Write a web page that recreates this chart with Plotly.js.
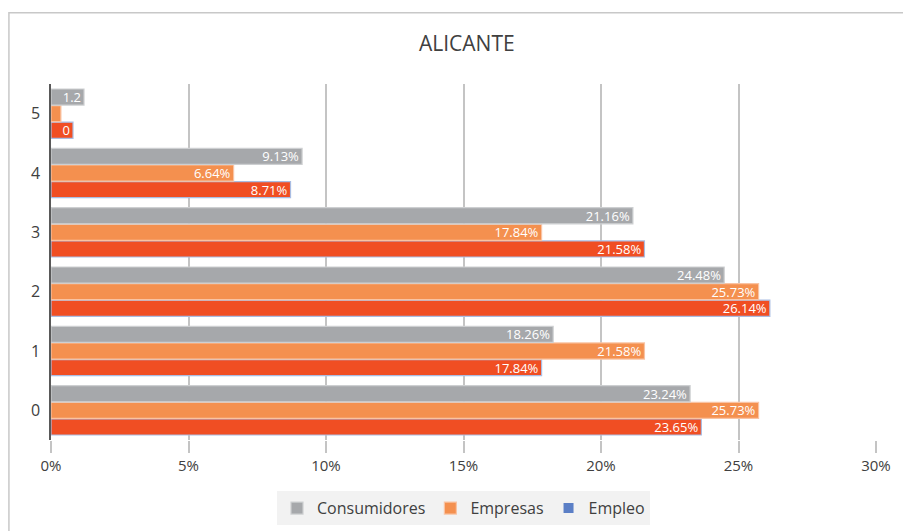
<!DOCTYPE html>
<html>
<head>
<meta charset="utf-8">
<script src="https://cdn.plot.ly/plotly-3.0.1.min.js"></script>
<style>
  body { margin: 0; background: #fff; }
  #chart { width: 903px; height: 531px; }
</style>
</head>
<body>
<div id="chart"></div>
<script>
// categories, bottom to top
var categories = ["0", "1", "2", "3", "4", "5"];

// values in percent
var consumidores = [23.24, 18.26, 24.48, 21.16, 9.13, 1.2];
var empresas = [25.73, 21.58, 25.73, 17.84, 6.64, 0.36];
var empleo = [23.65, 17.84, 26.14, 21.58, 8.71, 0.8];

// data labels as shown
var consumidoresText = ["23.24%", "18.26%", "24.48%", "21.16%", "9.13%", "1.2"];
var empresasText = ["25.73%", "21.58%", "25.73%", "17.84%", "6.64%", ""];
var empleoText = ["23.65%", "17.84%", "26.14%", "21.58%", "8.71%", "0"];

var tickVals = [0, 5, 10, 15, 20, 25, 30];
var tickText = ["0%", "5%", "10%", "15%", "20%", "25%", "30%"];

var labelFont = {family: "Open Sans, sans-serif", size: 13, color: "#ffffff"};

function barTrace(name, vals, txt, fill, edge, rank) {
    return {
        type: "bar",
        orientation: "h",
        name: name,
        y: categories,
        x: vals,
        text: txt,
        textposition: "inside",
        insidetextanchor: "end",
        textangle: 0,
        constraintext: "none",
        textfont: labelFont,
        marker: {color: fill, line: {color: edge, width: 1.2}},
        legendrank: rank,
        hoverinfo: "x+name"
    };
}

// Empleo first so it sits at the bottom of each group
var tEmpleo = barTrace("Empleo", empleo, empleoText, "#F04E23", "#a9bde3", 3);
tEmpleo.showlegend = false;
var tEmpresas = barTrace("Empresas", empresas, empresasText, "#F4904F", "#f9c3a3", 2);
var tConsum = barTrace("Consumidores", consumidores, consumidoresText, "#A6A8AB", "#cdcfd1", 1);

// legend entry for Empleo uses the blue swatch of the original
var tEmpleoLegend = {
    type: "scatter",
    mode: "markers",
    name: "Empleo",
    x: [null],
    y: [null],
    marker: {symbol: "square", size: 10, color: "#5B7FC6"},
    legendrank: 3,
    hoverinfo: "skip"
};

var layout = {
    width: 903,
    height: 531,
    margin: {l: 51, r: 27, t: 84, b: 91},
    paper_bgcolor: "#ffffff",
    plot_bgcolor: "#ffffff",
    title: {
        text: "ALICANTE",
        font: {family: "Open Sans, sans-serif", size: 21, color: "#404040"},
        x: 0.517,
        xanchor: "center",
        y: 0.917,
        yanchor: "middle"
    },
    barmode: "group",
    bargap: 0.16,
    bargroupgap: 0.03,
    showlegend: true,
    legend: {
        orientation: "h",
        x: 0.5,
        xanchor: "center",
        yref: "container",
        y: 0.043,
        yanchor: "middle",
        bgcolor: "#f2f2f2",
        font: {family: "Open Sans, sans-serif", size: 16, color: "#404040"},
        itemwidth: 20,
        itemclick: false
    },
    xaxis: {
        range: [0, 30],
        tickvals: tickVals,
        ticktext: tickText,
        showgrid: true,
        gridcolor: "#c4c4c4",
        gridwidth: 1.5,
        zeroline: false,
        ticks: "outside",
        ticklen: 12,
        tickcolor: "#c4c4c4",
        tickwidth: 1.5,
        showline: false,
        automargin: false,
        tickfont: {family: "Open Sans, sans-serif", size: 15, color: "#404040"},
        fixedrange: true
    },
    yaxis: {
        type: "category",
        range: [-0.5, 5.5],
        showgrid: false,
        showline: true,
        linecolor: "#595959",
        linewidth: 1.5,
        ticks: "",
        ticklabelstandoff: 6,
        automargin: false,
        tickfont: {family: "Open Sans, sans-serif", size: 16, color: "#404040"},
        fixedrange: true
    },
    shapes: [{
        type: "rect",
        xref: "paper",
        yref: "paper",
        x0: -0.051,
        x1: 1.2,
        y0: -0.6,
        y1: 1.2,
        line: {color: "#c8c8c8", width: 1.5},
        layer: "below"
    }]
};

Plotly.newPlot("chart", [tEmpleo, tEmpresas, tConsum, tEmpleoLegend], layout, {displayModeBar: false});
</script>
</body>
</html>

:::

**GIVEN TASK:** Repeat the listing above exactly from its first line to the line containing "var empleo = [23.65, 17.84, 26.14, 21.58, 8.71, 0.8];", both included, and omit the pictures.

**SOLUTION BELOW:**
Write a web page that recreates this chart with Plotly.js.
<!DOCTYPE html>
<html>
<head>
<meta charset="utf-8">
<script src="https://cdn.plot.ly/plotly-3.0.1.min.js"></script>
<style>
  body { margin: 0; background: #fff; }
  #chart { width: 903px; height: 531px; }
</style>
</head>
<body>
<div id="chart"></div>
<script>
// categories, bottom to top
var categories = ["0", "1", "2", "3", "4", "5"];

// values in percent
var consumidores = [23.24, 18.26, 24.48, 21.16, 9.13, 1.2];
var empresas = [25.73, 21.58, 25.73, 17.84, 6.64, 0.36];
var empleo = [23.65, 17.84, 26.14, 21.58, 8.71, 0.8];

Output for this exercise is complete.